Ebola in the workplace: where do employers stand?

by Chloe Taylor23 Oct 2014
As the Ebola pandemic spreads, anxiety about the disease is increasing.

The virus is highly dangerous, and has proven its capability to spread quickly and ruthlessly. For these reasons, it is advisable to take action if an employee shows symptoms, or if there is reason to believe they may have been exposed to the Ebola virus.

Where does an employer stand if they have reason to be concerned that an employee may be infected?

“An employer can require an employee to stay away from work pending them providing a medical clearance that they are safe to attend the workplace,” Blair Scotland, partner at Dundas Street Employment Lawyers said.
“The question however is whether this is on pay or not. Where an employee is ready, willing and able to work, but the employer won’t let them, then the general expectation is that the employee is paid. The question is then around whether or not objectively the employee is “able” to work, and that may well come down to medical evidence. If however an employee accepted that they were too ill to work and their entitlement to paid sick leave had run out, then generally they would be unpaid.”

Michaela Moloney, Special Counsel at K&L Gates, supported Scotland’s statement, and said that employers are not limited to ensuring that their employees are healthy.

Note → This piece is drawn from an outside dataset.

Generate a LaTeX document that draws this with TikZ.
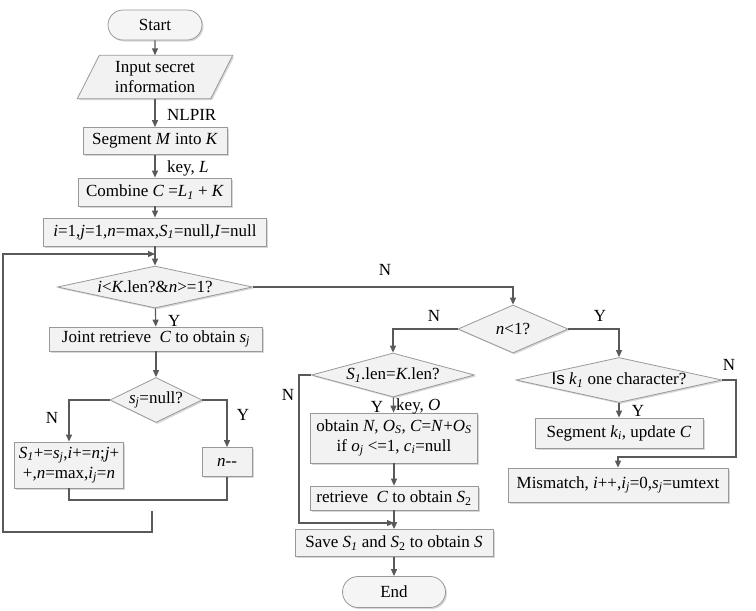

“Employers have an obligation to take all reasonably practicable steps to ensure the health and safety of their employees, contractors and anyone else potentially impacted by the conduct of the business,” Maloney told HC. “This includes clients or members of the public visiting the employer's premises.

“If there is a reasonable basis for suspecting the employee is infected, it would be permissible for employers to take steps to protect that employee and other employees. In fact, failure to take such steps could amount to a breach of OH&S legislation.”

Maloney said that employers have the right to direct their employees to see a nominated doctor to determine whether they are fit and safe to be in the workplace – an employer can deal with such issues in workplace policies or an emergency management plan.

“Usually, if employer had reason to believe that an employee was unsafe to be in the workplace, the employer would take the practical step to have a discussion  with the employee with the intended outcome of an agreement that the employee would not attend work,” she added. “Consistent refusal could eventually become grounds for termination.”

Scotland also told HC where an employer would stand if an employee refused to provide proof that they were fit to be in the workplace.

“An employer cannot require an employee to undergo any particular test – they can however require them to produce a medical clearance,” he said. “If they cannot or will not do so, the employer can exclude them from the workplace until they do. Ultimately if the employee kept declining then it could be open to the employer to dismiss, but it would take time and a fair process.”

Maloney pointed out that it is important to remember that there is a rule against terminating employees for absences caused by illness or injury.

“It is important to ensure that actions are not discriminatory and that they comply with provisions,” she said. “The difficulty is in finding reasonable grounds to suspend an employee for health reasons. If something like this happens – something which threatens public health – and employers are unsure what to do, they can seek assistance and guidance from the department of health in each state.”